According to Reuters, the punishment is a big deal:
The penalty is the biggest yet to be handed down to banks for rigging the benchmarks used to determine the cost of lending, one of the most brazen violations of conduct seen during the financial crisis.
But, as is almost always the case when consequences are doled out for bank misbehavior, most groups implicated will avoid the full force of the Commission's ruling. Barclays and UBS have immunity from the punishment for acting as whistleblowers, and Deutsche Bank, RBS and Société Générale were given reductions for participating in the investigation and agreeing to a settlement. The Commission outlined each institution's ultimate punishment, organized per cartel participation, in a press release:
EIRD cartel (participants in the EIRD cartel rigged Euro interest rate derivatives)

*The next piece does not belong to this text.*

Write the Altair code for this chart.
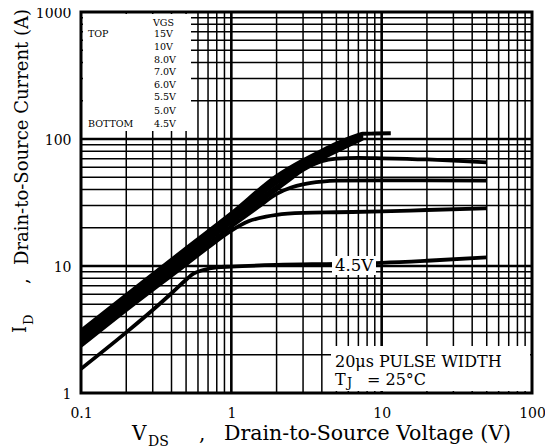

Participants | Duration of participation | Reduction under the Leniency Notice (%) | Fine (€) |
Barclays | 32 months | 100% | 0 |
Deutsche Bank | 32 months | 30% | 465 861 000 |
Société Générale | 26 months | 5% | 445 884 000 |
RBS | 8 months | 50% | 131 004 000 |
YIRD cartels (participants in the YIRD cartel rigged Japanese Yen interest rate derivatives, among other things)

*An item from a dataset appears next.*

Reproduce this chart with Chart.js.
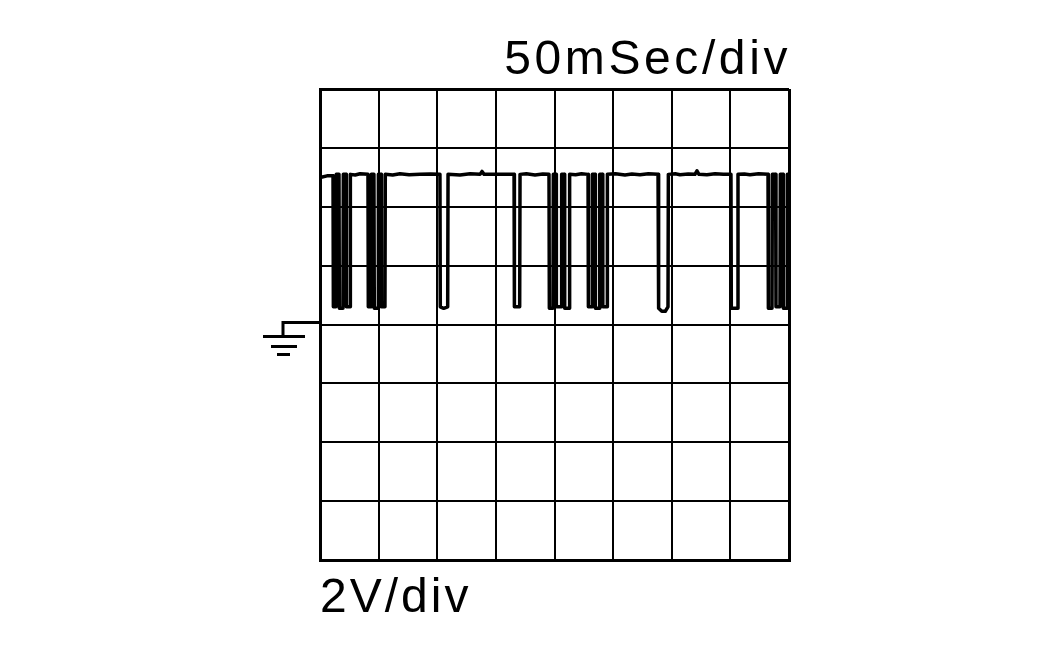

Participant | Duration of participation per infringement(s) | Reduction under the Leniency Notice (%) | Fine (€) |
UBS (5 infringements) | 1 month, 8 months, 5 months, 10 months, 1 month | 100% for all infringements | 0 |
RBS (3 infringements) | 8 months, 5 months, 3 months | 25% for one infringement | 260 056 000 |
Deutsche Bank (2 infringements) | 10 months, 2 months | 35%, 30% | 259 499 000 |
JPMorgan (1 infringement) | 1 month | 79 897 000 | |
Citigroup (3 infringements) | 1 month, 2 months, 3 months | 35%, 100%, 40% | 70 020 000 |
RP Martin (1 infringement) | 1 month | 25% | 247 000 |
JPMorgan recently agreed to a $13 billion settlement back in the U.S. for selling shoddy mortgage-backed securities that contributed to the housing market's collapse. Though the settlement may be impressive in itself, it still allows JPMorgan a way to avoid admitting explicit criminal activity.